■ What the task asks ■
Go through the data below and copy it exactly, skipping every picture.

■ Available data ■

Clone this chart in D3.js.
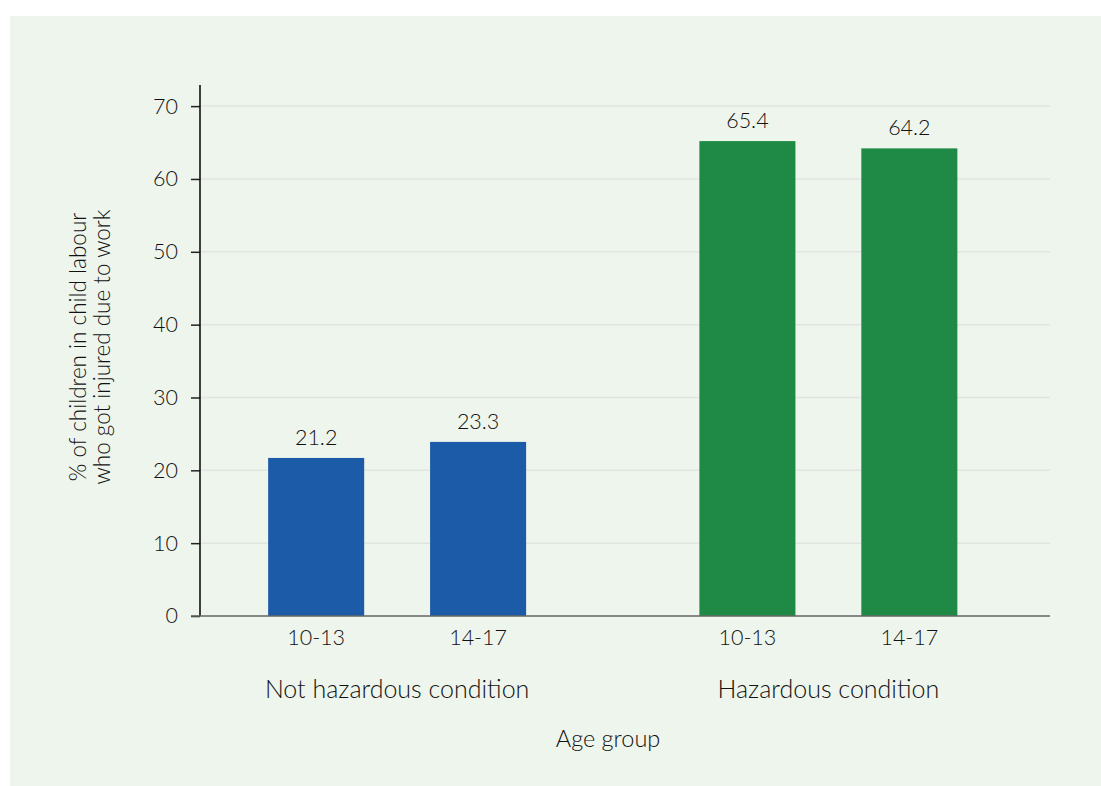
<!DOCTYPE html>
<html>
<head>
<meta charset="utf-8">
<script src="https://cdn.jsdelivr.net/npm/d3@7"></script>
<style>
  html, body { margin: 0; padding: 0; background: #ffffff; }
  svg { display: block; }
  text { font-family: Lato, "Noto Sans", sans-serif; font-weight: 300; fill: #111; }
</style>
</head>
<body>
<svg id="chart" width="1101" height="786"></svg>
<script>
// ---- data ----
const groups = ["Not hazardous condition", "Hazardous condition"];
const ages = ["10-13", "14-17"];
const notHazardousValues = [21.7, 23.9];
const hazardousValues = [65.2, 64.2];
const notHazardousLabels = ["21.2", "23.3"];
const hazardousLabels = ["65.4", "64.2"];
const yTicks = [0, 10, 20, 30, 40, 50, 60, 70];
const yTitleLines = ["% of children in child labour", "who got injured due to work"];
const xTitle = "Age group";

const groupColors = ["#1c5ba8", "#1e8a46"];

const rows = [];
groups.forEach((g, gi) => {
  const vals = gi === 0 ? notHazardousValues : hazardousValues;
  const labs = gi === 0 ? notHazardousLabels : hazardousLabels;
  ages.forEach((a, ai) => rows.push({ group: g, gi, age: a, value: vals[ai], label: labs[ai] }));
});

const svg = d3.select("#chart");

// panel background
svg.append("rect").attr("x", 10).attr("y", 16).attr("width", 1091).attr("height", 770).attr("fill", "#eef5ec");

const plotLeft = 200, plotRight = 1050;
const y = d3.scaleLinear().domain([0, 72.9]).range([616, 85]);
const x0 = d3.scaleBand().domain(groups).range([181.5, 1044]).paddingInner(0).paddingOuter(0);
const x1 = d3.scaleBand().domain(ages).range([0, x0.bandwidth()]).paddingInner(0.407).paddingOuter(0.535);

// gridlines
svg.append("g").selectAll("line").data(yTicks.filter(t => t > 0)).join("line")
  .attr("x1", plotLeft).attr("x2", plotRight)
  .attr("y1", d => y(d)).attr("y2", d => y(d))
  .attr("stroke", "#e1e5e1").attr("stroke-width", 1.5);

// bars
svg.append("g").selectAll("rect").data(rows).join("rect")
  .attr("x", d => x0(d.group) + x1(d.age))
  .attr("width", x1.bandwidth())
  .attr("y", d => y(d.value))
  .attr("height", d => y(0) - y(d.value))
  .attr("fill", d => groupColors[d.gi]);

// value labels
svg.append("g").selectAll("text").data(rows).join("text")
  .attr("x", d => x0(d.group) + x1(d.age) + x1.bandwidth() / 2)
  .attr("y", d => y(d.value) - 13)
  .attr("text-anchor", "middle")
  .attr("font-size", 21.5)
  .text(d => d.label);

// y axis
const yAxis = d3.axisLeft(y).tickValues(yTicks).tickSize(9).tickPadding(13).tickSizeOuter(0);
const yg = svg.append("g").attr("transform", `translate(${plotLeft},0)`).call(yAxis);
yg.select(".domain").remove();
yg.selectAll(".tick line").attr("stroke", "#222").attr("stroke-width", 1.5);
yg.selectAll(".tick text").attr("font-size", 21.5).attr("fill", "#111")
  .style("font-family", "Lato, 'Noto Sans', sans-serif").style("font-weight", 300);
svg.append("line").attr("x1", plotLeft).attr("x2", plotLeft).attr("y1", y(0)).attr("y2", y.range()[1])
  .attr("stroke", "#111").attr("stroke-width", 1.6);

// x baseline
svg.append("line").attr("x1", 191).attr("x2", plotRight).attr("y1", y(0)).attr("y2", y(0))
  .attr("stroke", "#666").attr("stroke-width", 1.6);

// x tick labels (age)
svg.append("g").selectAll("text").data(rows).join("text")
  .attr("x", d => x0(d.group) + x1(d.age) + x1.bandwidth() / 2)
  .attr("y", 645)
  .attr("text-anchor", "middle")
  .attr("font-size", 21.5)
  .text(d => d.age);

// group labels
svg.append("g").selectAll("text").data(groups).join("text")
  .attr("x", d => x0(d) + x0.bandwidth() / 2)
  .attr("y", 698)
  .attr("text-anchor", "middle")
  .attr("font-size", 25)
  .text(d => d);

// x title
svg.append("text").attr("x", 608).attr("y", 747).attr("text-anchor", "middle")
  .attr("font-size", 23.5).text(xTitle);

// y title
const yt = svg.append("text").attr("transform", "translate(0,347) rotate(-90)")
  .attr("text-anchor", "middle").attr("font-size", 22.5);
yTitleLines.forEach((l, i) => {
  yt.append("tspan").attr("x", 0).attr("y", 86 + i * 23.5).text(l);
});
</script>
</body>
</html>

■ Response to this task ■
Clone this chart in D3.js.
<!DOCTYPE html>
<html>
<head>
<meta charset="utf-8">
<script src="https://cdn.jsdelivr.net/npm/d3@7"></script>
<style>
  html, body { margin: 0; padding: 0; background: #ffffff; }
  svg { display: block; }
  text { font-family: Lato, "Noto Sans", sans-serif; font-weight: 300; fill: #111; }
</style>
</head>
<body>
<svg id="chart" width="1101" height="786"></svg>
<script>
// ---- data ----
const groups = ["Not hazardous condition", "Hazardous condition"];
const ages = ["10-13", "14-17"];
const notHazardousValues = [21.7, 23.9];
const hazardousValues = [65.2, 64.2];
const notHazardousLabels = ["21.2", "23.3"];
const hazardousLabels = ["65.4", "64.2"];
const yTicks = [0, 10, 20, 30, 40, 50, 60, 70];
const yTitleLines = ["% of children in child labour", "who got injured due to work"];
const xTitle = "Age group";

const groupColors = ["#1c5ba8", "#1e8a46"];

const rows = [];
groups.forEach((g, gi) => {
  const vals = gi === 0 ? notHazardousValues : hazardousValues;
  const labs = gi === 0 ? notHazardousLabels : hazardousLabels;
  ages.forEach((a, ai) => rows.push({ group: g, gi, age: a, value: vals[ai], label: labs[ai] }));
});

const svg = d3.select("#chart");

// panel background
svg.append("rect").attr("x", 10).attr("y", 16).attr("width", 1091).attr("height", 770).attr("fill", "#eef5ec");

const plotLeft = 200, plotRight = 1050;
const y = d3.scaleLinear().domain([0, 72.9]).range([616, 85]);
const x0 = d3.scaleBand().domain(groups).range([181.5, 1044]).paddingInner(0).paddingOuter(0);
const x1 = d3.scaleBand().domain(ages).range([0, x0.bandwidth()]).paddingInner(0.407).paddingOuter(0.535);

// gridlines
svg.append("g").selectAll("line").data(yTicks.filter(t => t > 0)).join("line")
  .attr("x1", plotLeft).attr("x2", plotRight)
  .attr("y1", d => y(d)).attr("y2", d => y(d))
  .attr("stroke", "#e1e5e1").attr("stroke-width", 1.5);

// bars
svg.append("g").selectAll("rect").data(rows).join("rect")
  .attr("x", d => x0(d.group) + x1(d.age))
  .attr("width", x1.bandwidth())
  .attr("y", d => y(d.value))
  .attr("height", d => y(0) - y(d.value))
  .attr("fill", d => groupColors[d.gi]);

// value labels
svg.append("g").selectAll("text").data(rows).join("text")
  .attr("x", d => x0(d.group) + x1(d.age) + x1.bandwidth() / 2)
  .attr("y", d => y(d.value) - 13)
  .attr("text-anchor", "middle")
  .attr("font-size", 21.5)
  .text(d => d.label);

// y axis
const yAxis = d3.axisLeft(y).tickValues(yTicks).tickSize(9).tickPadding(13).tickSizeOuter(0);
const yg = svg.append("g").attr("transform", `translate(${plotLeft},0)`).call(yAxis);
yg.select(".domain").remove();
yg.selectAll(".tick line").attr("stroke", "#222").attr("stroke-width", 1.5);
yg.selectAll(".tick text").attr("font-size", 21.5).attr("fill", "#111")
  .style("font-family", "Lato, 'Noto Sans', sans-serif").style("font-weight", 300);
svg.append("line").attr("x1", plotLeft).attr("x2", plotLeft).attr("y1", y(0)).attr("y2", y.range()[1])
  .attr("stroke", "#111").attr("stroke-width", 1.6);

// x baseline
svg.append("line").attr("x1", 191).attr("x2", plotRight).attr("y1", y(0)).attr("y2", y(0))
  .attr("stroke", "#666").attr("stroke-width", 1.6);

// x tick labels (age)
svg.append("g").selectAll("text").data(rows).join("text")
  .attr("x", d => x0(d.group) + x1(d.age) + x1.bandwidth() / 2)
  .attr("y", 645)
  .attr("text-anchor", "middle")
  .attr("font-size", 21.5)
  .text(d => d.age);

// group labels
svg.append("g").selectAll("text").data(groups).join("text")
  .attr("x", d => x0(d) + x0.bandwidth() / 2)
  .attr("y", 698)
  .attr("text-anchor", "middle")
  .attr("font-size", 25)
  .text(d => d);

// x title
svg.append("text").attr("x", 608).attr("y", 747).attr("text-anchor", "middle")
  .attr("font-size", 23.5).text(xTitle);

// y title
const yt = svg.append("text").attr("transform", "translate(0,347) rotate(-90)")
  .attr("text-anchor", "middle").attr("font-size", 22.5);
yTitleLines.forEach((l, i) => {
  yt.append("tspan").attr("x", 0).attr("y", 86 + i * 23.5).text(l);
});
</script>
</body>
</html>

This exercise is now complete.